I risultati sono molto interessanti. La violenza sulle donne è un fenomeno molto ampio: 6 milioni 788 mila donne hanno subìto nel corso della propria vita una qualche forma di violenza fisica o sessuale, ovvero il 31,5% delle donne tra i 16 e i 70 anni. Il 20,2% ha subìto violenza fisica, il 21% violenza sessuale, il 5,4% forme più gravi di violenza sessuale come stupri e tentati stupri. I partner attuali o ex commettono le violenze più gravi. Basti pensare che il 62,7% degli stupri è commesso da un partner attuale o precedente, che sono anche la maggioranza degli autori di violenze fisiche. Milioni di donne subiscono violenza psicologica all’interno della coppia. È un fenomeno purtroppo impunito: solo una infima parte degli autori è condannato. Nonostante la percezione generale di crescita, la violenza in quegli anni stava diminuendo (sia quella fisica, che sessuale, psicologica, da partner, da ex e da altra persona). Una diminuzione che toccava le donne trasversalmente, anche se il calo si manifestava maggiormente tra le studentesse. Per queste ultime, l’incidenza negli ultimi cinque anni precedenti il 2006 e il 2014 passa dal 17,1% all’11,9% nel caso di ex partner, dal 5,3% al 2,4% da partner attuale e dal 26,5% al 22% da non partner.

Ma è la violenza meno grave a diminuire. La diminuzione non tocca le forme più gravi come stupri, tentati stupri, femminicidi, ricatti sessuali sul lavoro, casi che restano inchiodati. Inoltre, aumenta la gravità delle violenze subite. La percentuale delle donne che hanno temuto per la propria vita raddoppia, passando dal 18,8% del 2006 al 34,5% del 2014. L’aumento della gravità riguarda anche le violenze da parte dei non partner. Ma come è possibile che la violenza nel complesso diminuisca, ma l’intensità della violenza cresca? Ci sono alcuni dati che ci aiutano a comprendere meglio.
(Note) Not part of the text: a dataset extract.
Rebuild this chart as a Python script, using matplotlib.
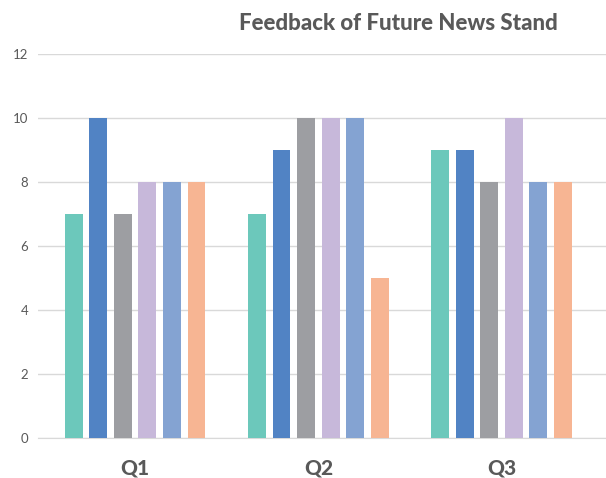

Emerge una maggiore consapevolezza da parte delle donne della violenza subìta. La percentuale di chi non ne parla con nessuno è diminuita dal 32% al 22,9%, le donne cercano di più aiuto. Raddoppia la percentuale delle donne che considerano la violenza subìta un reato (dal 14,3% al 29,6%) anche se sono sempre minoritarie. Quindi emerge una maggiore coscienza femminile nei confronti della violenza contro le donne. Il fatto che diminuisca la violenza meno grave, soprattutto tra le giovani, può far ipotizzare che le donne riescano a interrompere la relazione prima che si avvii l’escalation. Ma la maggiore coscienza e libertà può aver scatenato una reazione maschile più violenta da parte di quegli uomini con un comportamento ispirato a desiderio di dominio e di possesso dell’uomo sulla donna.

Un'ultima riflessione riguarda i ricatti sessuali sul lavoro. Sono tante le donne che li hanno subiti, 1 milione 300 mila. Vengono denunciati meno degli stupri (0,7% contro il 12%). L’isolamento è totale in questi casi, il dramma è vissuto totalmente in solitudine. E non riguarda solamente il mondo dello spettacolo. Sono colpite donne di tutte le classi sociali. La forza del movimento #metoo in America sta nel fatto che, pur partito dalle attrici, esso ha creato un terremoto in moltissime aziende, con iniziative che migliorano il benessere organizzativo e quindi la qualità del lavoro di tutti.